10. Stop opening countries just because you can.
International expansion is a real key for success in direct sales, but doing it haphazardly and too quickly can hurt you far more than it can help you. I’ve seen many companies take the approach of “If you build it, they will come.” They focus on meeting the bare minimum of regulatory requirements for that market, throw up a website, write a press release, and their “open for business.” More times than not, those companies are having meetings on how they could close that same market a year later. Others want to open markets because other companies are opening them. Again, this can’t be the main reason you open a new market.
International expansion requires an investment in time, money and, most importantly, strategy.

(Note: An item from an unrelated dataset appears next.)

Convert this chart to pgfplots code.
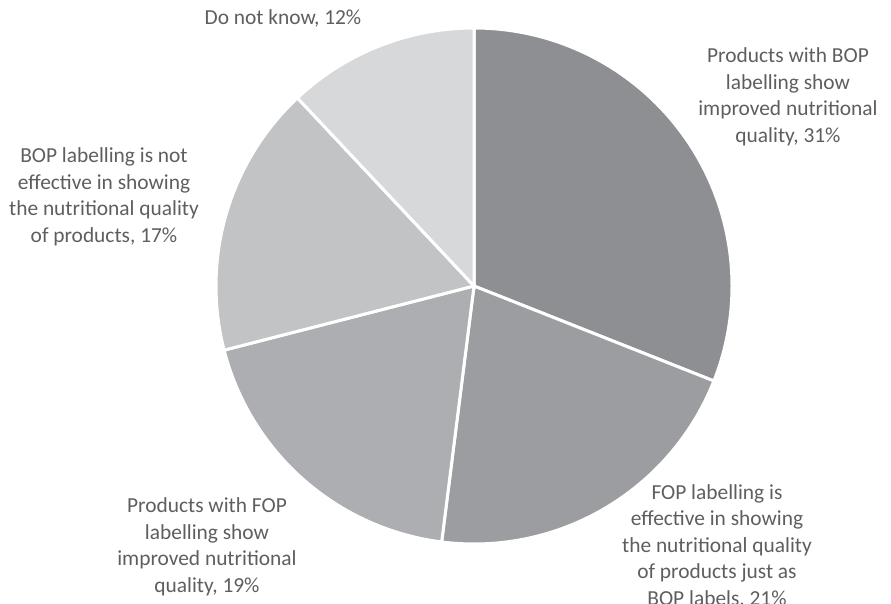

Expand wisely.
11. Stop being so last-minute in your convention planning.
Let’s call it like it is: our companies are thinking from one convention the next. New products, new tools, announcements, campaigns, contests … they all follow the ebb and flow of our big conventions. Companies who have great conventions, no matter what size they are, simply put more planning power into them. Too often, companies are still establishing their convention agendas a few weeks before the show. Let’s be better than that, since our conventions are such a driver for our business. At a minimum, I challenge you to have at least high-level discussions six months out, and have a line-itemed rough draft of your agenda 3 months out. Doing so gives you time to support the event with great production, creative and planning in a way that can have a profound impact on your business.
What are your thoughts? My hunch is a couple of these points resonate highly with you. I challenge you this year to pick a couple of these “resolutions” and “resolve” to do something about them.